The Department has concerns about the limited scope of the legislation. For example, S. 956 does not make the case that this region is a cohesive, nationally distinctive landscape, unified around one nationally important story that sets it aside from all other areas. The boundaries for the proposed area are not defined. While complete boundaries that encompass the key contributing components of the nationally important story are refined during the development of the management plan, the main region is typically stated within the legislation as a demonstration of where most of the grassroots efforts are taking place.

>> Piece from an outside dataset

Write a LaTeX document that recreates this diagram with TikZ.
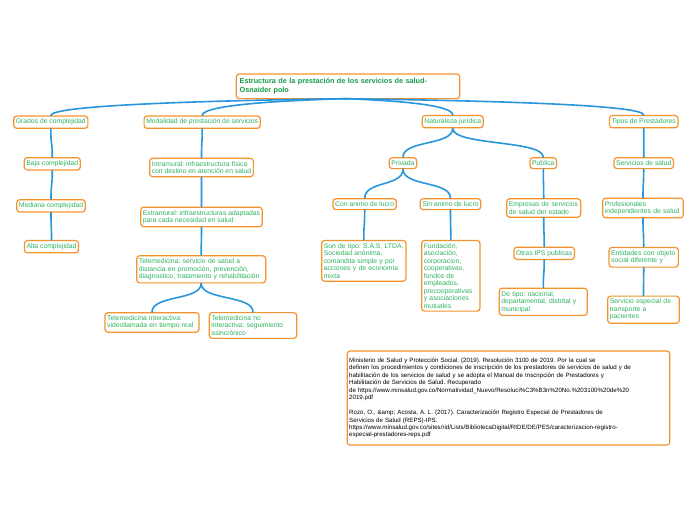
\documentclass[tikz,border=0pt]{standalone}
\usepackage{fontspec}
\setmainfont{Liberation Sans}
\usetikzlibrary{calc}
\frenchspacing
\definecolor{ob}{RGB}{245,146,45}
\definecolor{gt}{RGB}{45,178,95}
\definecolor{gtitle}{RGB}{20,155,70}
\definecolor{bl}{RGB}{40,150,220}
\newcommand\mmlink[2]{\draw[conn] (#1.south) .. controls ($(#1.south)!0.6!(#1.south|-#2.north)$) and ($(#2.north)!0.6!(#2.north|-#1.south)$) .. (#2.north);}
\newcommand\mmtop[1]{\draw[conn] (torig) .. controls ($(torig)!0.5!(torig-|#1.north)+(0,2)$) and ($(#1.north)+(0,-10)$) .. (#1.north);}
\begin{document}
\begin{tikzpicture}[x=0.75pt,y=-0.75pt,
  box/.style={draw=ob, line width=0.9pt, rounded corners=2.2pt, fill=white, text=gt,
    font=\fontsize{5.1}{5.6}\selectfont, inner xsep=1.6pt, inner ysep=2.2pt, align=left},
  titlebox/.style={box, text=gtitle, font=\bfseries\fontsize{5.45}{6.8}\selectfont, text width=162.5pt, minimum height=18.5pt, inner xsep=2.5pt},
  refbox/.style={box, text=black, font=\fontsize{4.62}{5.6}\selectfont, text width=239pt, minimum height=70.5pt, inner xsep=1.5pt},
  conn/.style={draw=bl, line width=1.2pt, line cap=round}]
\useasboundingbox (0,0) rectangle (696,520);
\fill[white] (0,0) rectangle (696,520);
% nodes
\node[titlebox] (title) at (348,86.3) {Estructura de la prestación de los servicios de salud-\\Osnaider polo};
\coordinate (torig) at (345,98.7);
\node[box] (grados) at (50.8,122.2) {Grados de complejidad};
\node[box] (modal) at (202.2,122.2) {Modalidad de prestación de servicios};
\node[box] (natur) at (452.7,121.7) {Naturaleza jurídica};
\node[box] (tipos) at (643.7,121.7) {Tipos de Prestadores};
\node[box] (baja) at (52.3,163.8) {Baja complejidad};
\node[box] (intra) at (201.5,167.5) {Intramural: infraestructura física\\con destino en atención en salud};
\node[box] (privada) at (403,163.2) {Privada};
\node[box] (publica) at (543.3,163.2) {Publica};
\node[box] (servsal) at (643.7,163.2) {Servicios de salud};
\node[box] (mediana) at (51,205.8) {Mediana complejidad};
\node[box] (extra) at (201.5,217) {Extramural: infraestructuras adaptadas\\para cada necesidad en salud};
\node[box] (con) at (364.7,204.2) {Con animo de lucro};
\node[box] (sin) at (450.5,204.2) {Sin animo de lucro};
\node[box, text width=52.3pt] (empresas) at (543.7,208) {Empresas de servicios\\de salud del estado};
\node[box, text width=57.2pt] (prof) at (643,208) {Profesionales\\independientes de salud};
\node[box] (alta) at (51.5,246.7) {Alta complejidad};
\node[box, text width=93.5pt] (tele) at (201.2,269.3) {Telemedicina: servicio de salud a\\distancia en promoción, prevención,\\diagnostico, tratamiento y rehabilitación};
\node[box, text width=60pt] (sontipo) at (363.8,260.8) {Son de tipo: S.A.S, LTDA,\\Sociedad anónima,\\comandita simple y por\\acciones y de economía\\mixta};
\node[box, text width=40.5pt] (fund) at (450.8,275.8) {Fundación,\\asociación,\\corporacion,\\cooperativas,\\fondos de\\empleados,\\precooperativas\\y asociaciones\\mutuales};
\node[box] (otras) at (544.2,253.3) {Otras IPS publicas};
\node[box, text width=48.8pt] (entidades) at (643.7,257.3) {Entidades con objeto\\social diferente y};
\node[box, text width=67.3pt] (tinter) at (152,322.5) {Telemedicina interactiva:\\videollamada en tiempo real};
\node[box, text width=62.3pt] (tnoint) at (253,325.5) {Telemedicina no\\interactiva: seguimiento\\asincrónico};
\node[box, text width=62.8pt] (detipo) at (543.3,301.8) {De tipo: nacional,\\departamental, distrital y\\municipal};
\node[box, text width=50.5pt] (servesp) at (643.5,309.7) {Servicio especial de\\transporte a\\pacientes};
\node[refbox] (refs) at (508.5,398) {Ministerio de Salud y Protección Social. (2019). Resolución 3100 de 2019. Por la cual se\\
definen los procedimientos y condiciones de inscripción de los prestadores de servicios de salud y de\\
habilitación de los servicios de salud y se adopta el Manual de Inscripción de Prestadores y\\
Habilitación de Servicios de Salud. Recuperado\\
de https://www.minsalud.gov.co/Normatividad\_Nuevo/Resoluci\%C3\%B3n\%20No.\%203100\%20de\%20\\
2019.pdf\\[5.6pt]
Rozo, O., \&amp; Acosta, A. L. (2017). Caracterización Registro Especial de Prestadores de\\
Servicios de Salud (REPS)-IPS.\\
https://www.minsalud.gov.co/sites/rid/Lists/BibliotecaDigital/RIDE/DE/PES/caracterizacion-registro-\\
especial-prestadores-reps.pdf};
% connectors
\mmtop{grados}
\mmtop{modal}
\mmtop{natur}
\mmtop{tipos}
\mmlink{grados}{baja}
\mmlink{baja}{mediana}
\mmlink{mediana}{alta}
\mmlink{modal}{intra}
\mmlink{intra}{extra}
\mmlink{extra}{tele}
\mmlink{tele}{tinter}
\mmlink{tele}{tnoint}
\mmlink{natur}{privada}
\mmlink{natur}{publica}
\mmlink{privada}{con}
\mmlink{privada}{sin}
\mmlink{con}{sontipo}
\mmlink{sin}{fund}
\mmlink{publica}{empresas}
\mmlink{empresas}{otras}
\mmlink{otras}{detipo}
\mmlink{tipos}{servsal}
\mmlink{servsal}{prof}
\mmlink{prof}{entidades}
\mmlink{entidades}{servesp}
\end{tikzpicture}
\end{document}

Also, S. 956 does not define the role and functions of the management entity or direct the management entity to develop and submit a management plan for the heritage area. The role and functions of a management entity are defined during development of the feasibility study as they require concurrence of the residents. Legislative language for a management plan includes a description of comprehensive policies, goals, strategies, and recommendations for telling the story of the area. It specifies existing and potential sources of funding or economic development strategies to protect, enhance, and interpret the area. The plan also includes a description of actions and commitments that governments, private organizations, and citizens will take to protect, manage, and develop resources of the heritage area. S. 956 does not include any standard legislative language for management planning. The diversity of perspective and goals of any heritage area requires a written agreement on how to proceed. Specific guidelines regarding these issues were provided in the proposed legislation for heritage areas developed and presented to Congress by the Department in 2006.
A final concern is that S. 956 does not authorize any appropriations to provide financial assistance in conducting and carrying out the activities and functions of the heritage area.
The Department has consistently taken the position that proposed national heritage areas follow the proven path of those achieving designation in recent years. We cannot support S. 956 at this time as it does not meet the specific criteria for designation demonstrated by the completion of an adequate feasibility study. We are, however, fully prepared to provide advice or assistance in the completion of a feasibility study that meets our professional standards and provides Congress with the necessary information and assessment upon which to base its decision regarding designation in the future.
Mr. Chairman, this concludes my prepared remarks. I would be pleased to answer any questions you or other members of the Subcommittee may have.